Controlling State Starts With Reducing It

The most effective way to manage state explosion is not better tooling, it is intentional state design.

High-performing teams aggressively reduce state wherever possible:

  • Move ephemeral UI state out of global stores

  • Avoid duplicating the same state across layers

  • Treat derived data as computed, not stored

  • Eliminate long-lived session variables

  • Remove legacy feature flags aggressively

Every state variable should justify its existence.

If a piece of state does not directly influence user experience or system behaviour, it should not exist.

Prefer State Machines Over Ad-Hoc Logic

One of the most effective controls against state explosion is modelling workflows as explicit state machines.

Instead of scattering conditionals across components, state machines:

  • define valid states clearly

  • restrict illegal transitions

  • make system behaviour predictable

  • simplify debugging and reasoning

  • reduce edge-case bugs

For complex flows such as onboarding, payments, approvals, and multi-step forms, state machines turn chaos into structure.

Decouple UI State From Business State

A common cause of state explosion is mixing presentation concerns with business logic.

UI state changes frequently. Business state should not.

Separating the two allows:

  • UI layers to remain flexible and reactive

  • backend systems to enforce consistency

  • simpler mental models for engineers

  • fewer cross-layer side effects

When UI state leaks into core logic, small interface changes can create unexpected behavioural shifts.

Make State Observable, Not Just Events

Most observability tools track events, not state.

To control state explosion, teams must capture:

  • state transitions

  • invalid state attempts

  • time spent in specific states

  • frequency of state reversions

  • correlation between state changes and failures

This turns state from an invisible liability into an observable signal.

Without this visibility, teams are effectively debugging blind.

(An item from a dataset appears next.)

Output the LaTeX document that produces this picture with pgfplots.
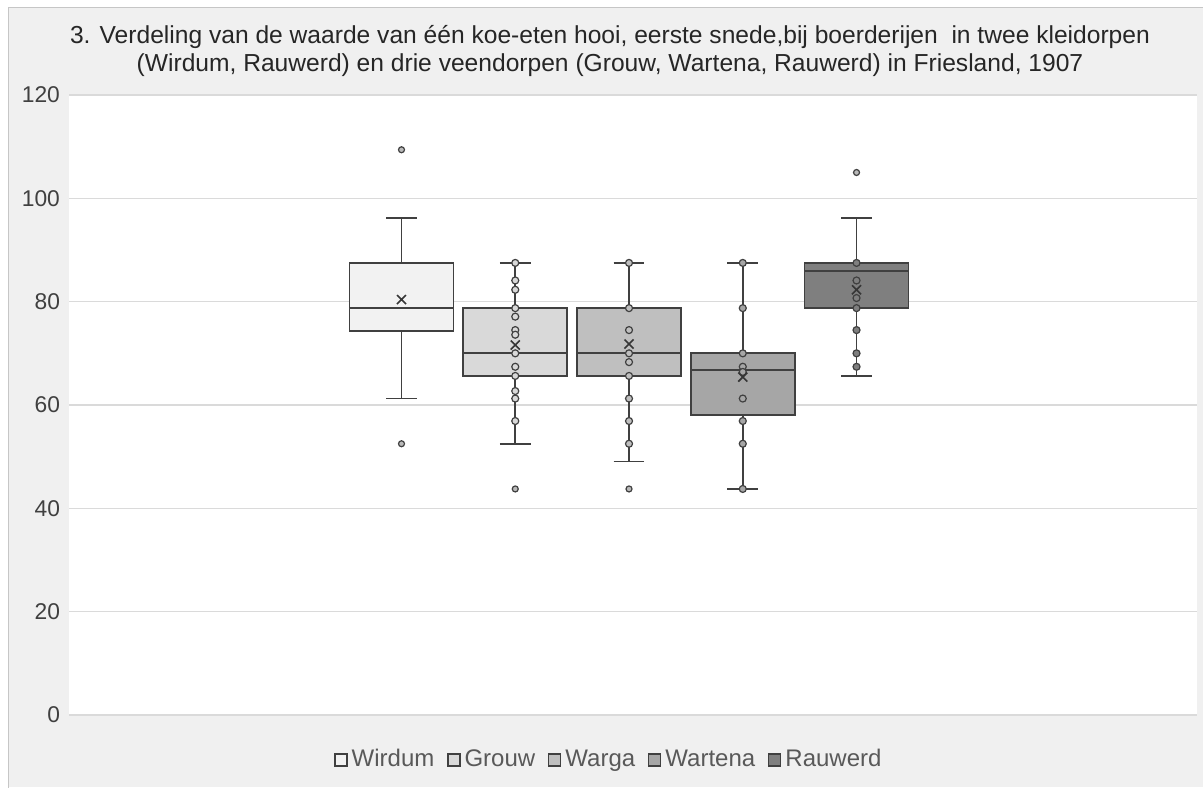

Design APIs to Be Stateless by Default

Every stateful API increases the global state surface.

Where possible:

  • design APIs to be idempotent

  • pass context explicitly

  • avoid hidden session dependencies

  • prefer event-driven workflows

  • validate state transitions server-side

Stateless APIs reduce coupling, simplify scaling, and make behaviour easier to reason about under load.

Feature Flags and Experiments Must Be Governed

Feature flags are one of the fastest contributors to state explosion.

Uncontrolled flag usage creates:

  • hidden logic branches

  • inconsistent user experiences

  • security gaps

  • testing blind spots

High-maturity teams treat flags as temporary infrastructure:

  • every flag has an owner

  • every flag has an expiration

  • flags are audited regularly

  • old flags are removed aggressively

Without discipline, feature flags become permanent liabilities.

Why State Explosion Is a Security Problem

Unexpected state combinations often bypass security assumptions.

Authentication flows, authorization checks, rate limits, and input validation frequently assume linear behaviour. When state becomes complex, attackers exploit gaps created by untested transitions.

Many modern logic-based breaches trace back to systems entering states developers never anticipated.

Controlling state is not just about reliability, it is about trust.

Final Thought

State explosion is not a tooling failure. It is a design failure.

Modern web applications are powerful because they are dynamic, but without discipline, that dynamism turns into unpredictability. Teams that learn to control state gain something rare: systems that are both flexible and understandable.

The future of reliable web engineering belongs to teams that treat state as a first-class design problem, not an afterthought buried inside components and conditionals.